Yasmina's pitch wasn't as good. It started very embarrassingly, with awkward silences as she tried to pull the crowd into her revolutionary new Cocoa Electric premise. Or was that just unfair editing again? The BBC apologized last week for editing the semi-final so that it looked like Yasmina had a terrible job interview but claimed otherwise to her competitors.

Anyway, considering Yasmina was never going to be as slick as Kate, she did well enough. She even fielded questions that were moderately tougher, too. The only thing that confused me was how, during the TV advert's filming, it appeared that their chocolates tasted god-awful... but none of the experts were seen turning their nose up. Were they all vomiting under their table?

In the boardroom, both teams talked up their team leaders. But did you notice Philip staying conspicuously quiet about Yasmina? As revealed on You're Fired afterwards, his girlfriend Kate intentionally didn't pick Philip to be on her team in the final (for fear of being distraction again) and Philip certainly wasn't going to HELP Yasmina in the boardroom. Actually, was Philip's choreography of Yasmina's dancers for the pitch's opening intentionally awful to try and scupper her task? Just kidding...

Not that it really mattered, but the feedback from the experts suggested Kate had a more imaginative premise, a slicker advert and presented better... but Yasmina's competitive pricing and stylish packaging was more marketable. The main thing is that neither finalist flopped and put an unfortunate dampener on their twelve-week experience.

Sir Alan said that both were the strongest candidates he'd had in the final (something I agree with), but ultimately he felt that Yasmina had more fire in her belly and promptly hired her. Kate became the unfortunate runner-up, but can hold her head up high. I had Kate pegged as the winner from very early on, but Yasmina just sneaked ahead around mid-series. I think Sir Alan was primarily concerned that Yasmina already had a successful restaurant employing 20 people, but once she put his mind at rest that her restaurant would survive with her brother in charge, that seemed to swing it. Don't you think?
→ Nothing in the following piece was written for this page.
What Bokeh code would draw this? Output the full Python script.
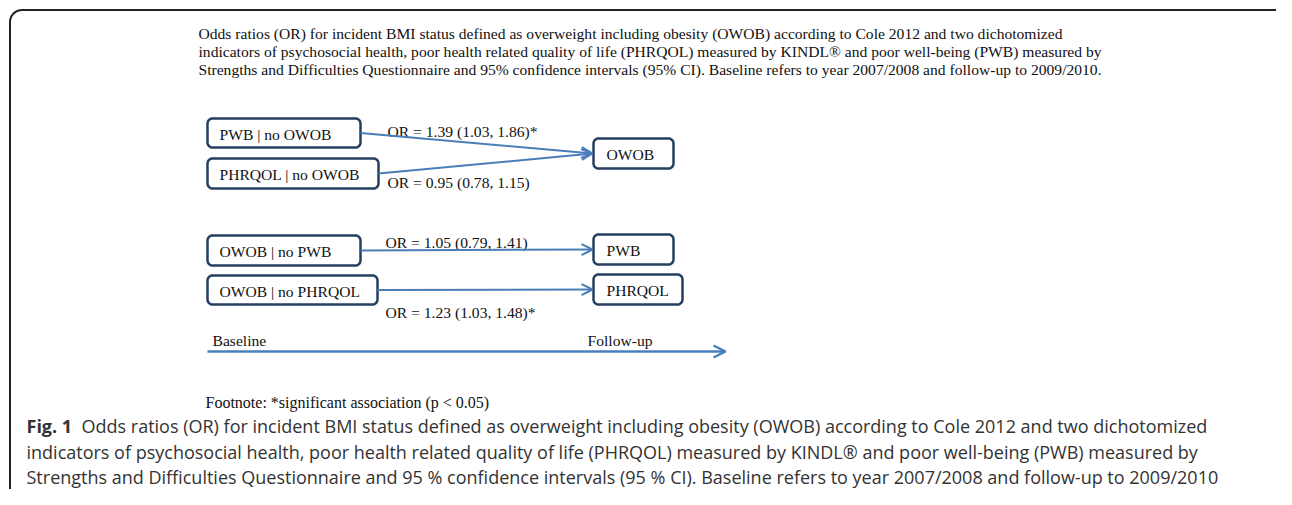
import numpy as np
from bokeh.plotting import figure
from bokeh.models import Range1d, Arrow, OpenHead
from bokeh.core.properties import value
from bokeh.embed import file_html
from bokeh.resources import INLINE

# ---------------- data ----------------
source_labels = ["PWB | no OWOB", "PHRQOL | no OWOB", "OWOB | no PWB", "OWOB | no PHRQOL"]
target_labels = ["OWOB", "OWOB", "PWB", "PHRQOL"]
odds_ratios = [1.39, 0.95, 1.05, 1.23]
ci_lower = [1.03, 0.78, 0.79, 1.03]
ci_upper = [1.86, 1.15, 1.41, 1.48]
significant = [True, False, False, True]

title_lines = [
    "Odds ratios (OR) for incident BMI  status defined as overweight including obesity (OWOB) according to Cole 2012 and two dichotomized",
    "indicators of psychosocial health, poor health related quality of life (PHRQOL) measured by KINDL\u00ae and poor well-being (PWB) measured by",
    "Strengths and Difficulties Questionnaire and 95% confidence intervals (95% CI). Baseline refers to year 2007/2008 and follow-up to 2009/2010.",
]
timeline_labels = ["Baseline", "Follow-up"]
footnote = "Footnote: *significant association (p < 0.05)"
caption_bold = "Fig. 1"
caption_lines = [
    "Odds ratios (OR) for incident BMI status defined as overweight including obesity (OWOB) according to Cole 2012 and two dichotomized",
    "indicators of psychosocial health, poor health related quality of life (PHRQOL) measured by KINDL\u00ae and poor well-being (PWB) measured by",
    "Strengths and Difficulties Questionnaire and 95 % confidence intervals (95 % CI). Baseline refers to year 2007/2008 and follow-up to 2009/2010",
]

# ---------------- layout (pixel-like coordinates) ----------------
W, H = 1276, 489
src_boxes = [(207, 118, 360, 147), (207, 158, 378, 188), (207, 235, 360, 265), (207, 275, 377, 304)]
tgt_boxes = {"OWOB": (593, 138, 673, 168), "PWB": (593, 234, 673, 264), "PHRQOL": (593, 274, 682, 304)}
or_label_pos = [(387, 131), (387, 182), (385, 242), (385, 312)]

SERIF = value("Liberation Serif")
SERIF_SIZE = "15.6px"
BOX_COLOR = "#243F60"
ARROW_COLOR = "#4A7EBB"
TEXT_COLOR = "#111111"

p = figure(width=W, height=H, output_backend="svg", toolbar_location=None,
           x_range=Range1d(0, W), y_range=Range1d(H, 0),
           min_border=0, outline_line_color=None)
p.axis.visible = False
p.grid.visible = False
p.background_fill_color = "white"
p.border_fill_color = "white"


def rrect(x0, y0, x1, y1, r, n=10):
    xs, ys = [], []
    corners = [(x1 - r, y0 + r, -90, 0), (x1 - r, y1 - r, 0, 90),
               (x0 + r, y1 - r, 90, 180), (x0 + r, y0 + r, 180, 270)]
    for cx, cy, a0, a1 in corners:
        t = np.radians(np.linspace(a0, a1, n))
        xs.extend(cx + r * np.cos(t))
        ys.extend(cy + r * np.sin(t))
    return xs, ys


# outer frame
fx, fy = rrect(9.5, 9.5, 1290, 560, 12)
p.patch(fx, fy, fill_color=None, line_color="#222222", line_width=2)

# top description text
p.text(x=[198] * 3, y=[33, 51, 69], text=title_lines, text_font=SERIF,
       text_font_size=SERIF_SIZE, text_baseline="middle", text_align="left", text_color=TEXT_COLOR)

# arrows between boxes
for i, (bx0, by0, bx1, by1) in enumerate(src_boxes):
    tx0, ty0, tx1, ty1 = tgt_boxes[target_labels[i]]
    ys = (by0 + by1) / 2
    ye = (ty0 + ty1) / 2
    p.add_layout(Arrow(end=OpenHead(size=11, line_color=ARROW_COLOR, line_width=2),
                       x_start=bx1, y_start=ys, x_end=tx0 - 1, y_end=ye,
                       line_color=ARROW_COLOR, line_width=2))

# boxes
all_boxes = src_boxes + list(tgt_boxes.values())
bxs, bys = [], []
for b in all_boxes:
    xs, ys = rrect(*b, r=5)
    bxs.append(xs)
    bys.append(ys)
p.patches(bxs, bys, fill_color="white", line_color=BOX_COLOR, line_width=2.5)

# box labels
p.text(x=[b[0] + 12 for b in src_boxes], y=[(b[1] + b[3]) / 2 + 1 for b in src_boxes],
       text=source_labels, text_font=SERIF, text_font_size=SERIF_SIZE,
       text_baseline="middle", text_align="left", text_color=TEXT_COLOR)
tnames = list(tgt_boxes.keys())
p.text(x=[tgt_boxes[n][0] + 13 for n in tnames], y=[(tgt_boxes[n][1] + tgt_boxes[n][3]) / 2 + 1 for n in tnames],
       text=tnames, text_font=SERIF, text_font_size=SERIF_SIZE,
       text_baseline="middle", text_align="left", text_color=TEXT_COLOR)

# OR labels
or_texts = [f"OR = {o:.2f} ({lo:.2f}, {hi:.2f})" + ("*" if s else "")
            for o, lo, hi, s in zip(odds_ratios, ci_lower, ci_upper, significant)]
p.text(x=[q[0] for q in or_label_pos], y=[q[1] for q in or_label_pos], text=or_texts,
       text_font=SERIF, text_font_size=SERIF_SIZE, text_baseline="middle", text_align="left",
       text_color=TEXT_COLOR)

# timeline
p.add_layout(Arrow(end=OpenHead(size=12, line_color=ARROW_COLOR, line_width=2.5),
                   x_start=207, y_start=351, x_end=725, y_end=351,
                   line_color=ARROW_COLOR, line_width=2.5))
p.text(x=[212, 587], y=[340, 340], text=timeline_labels, text_font=SERIF,
       text_font_size=SERIF_SIZE, text_baseline="middle", text_align="left", text_color=TEXT_COLOR)

# footnote
p.text(x=[205], y=[402], text=[footnote], text_font=SERIF, text_font_size="16px",
       text_baseline="middle", text_align="left", text_color=TEXT_COLOR)

# caption
CAP_Y = [425, 451, 476]
p.text(x=[26], y=[CAP_Y[0]], text=[caption_bold], text_font=value("Open Sans"), text_font_size="18px",
       text_font_style="bold", text_baseline="middle", text_align="left", text_color="#333333")
p.text(x=[81, 26, 26], y=CAP_Y, text=caption_lines, text_font=value("Open Sans"),
       text_font_size="18px", text_baseline="middle", text_align="left", text_color="#333333")

open("out.html", "w").write(file_html(p, INLINE))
Still, this was one of those finals where either candidate would have made a worthy winner. There wasn't much between them, but Yasmina was slightly more credible as a shrew businesswoman, and Kate was just a little bit too... well, generic in her competence. Nice but bland, really? Sir Alan likes to see some spark and a bit of raw talent he can help shape. To be a tad cynical, in the You're Hired episode that immediately followed, Sir Alan revealed that Yasmina would be helping with his digital notice boards in NHS waiting rooms. Which, well, doesn't sound very interesting or exciting. That's what he got series 4 winner Lee McQueen to do, too!

Overall, this was a good final to another very entertaining series, and I was pleased to see another laudable winner. I still shudder that Michelle Dewberry beat Ruth "The Badger" Badger in series 2, or that Simon Ambrose won series 3. But I can live with Yasmina winning this year.

Finally, my weekend Apprentice poll had Yasmina as the predicted winner for three days, but in the final day the tide turned and Kate easily won the vote with 65% to Yasmina's 35%. So, I guess that means most people found Yasmina's win a disappointment? Did Sir Alan choose the wrong apprentice? And how will the series survive without Roger Ebert look-alike Margaret Mountford next year?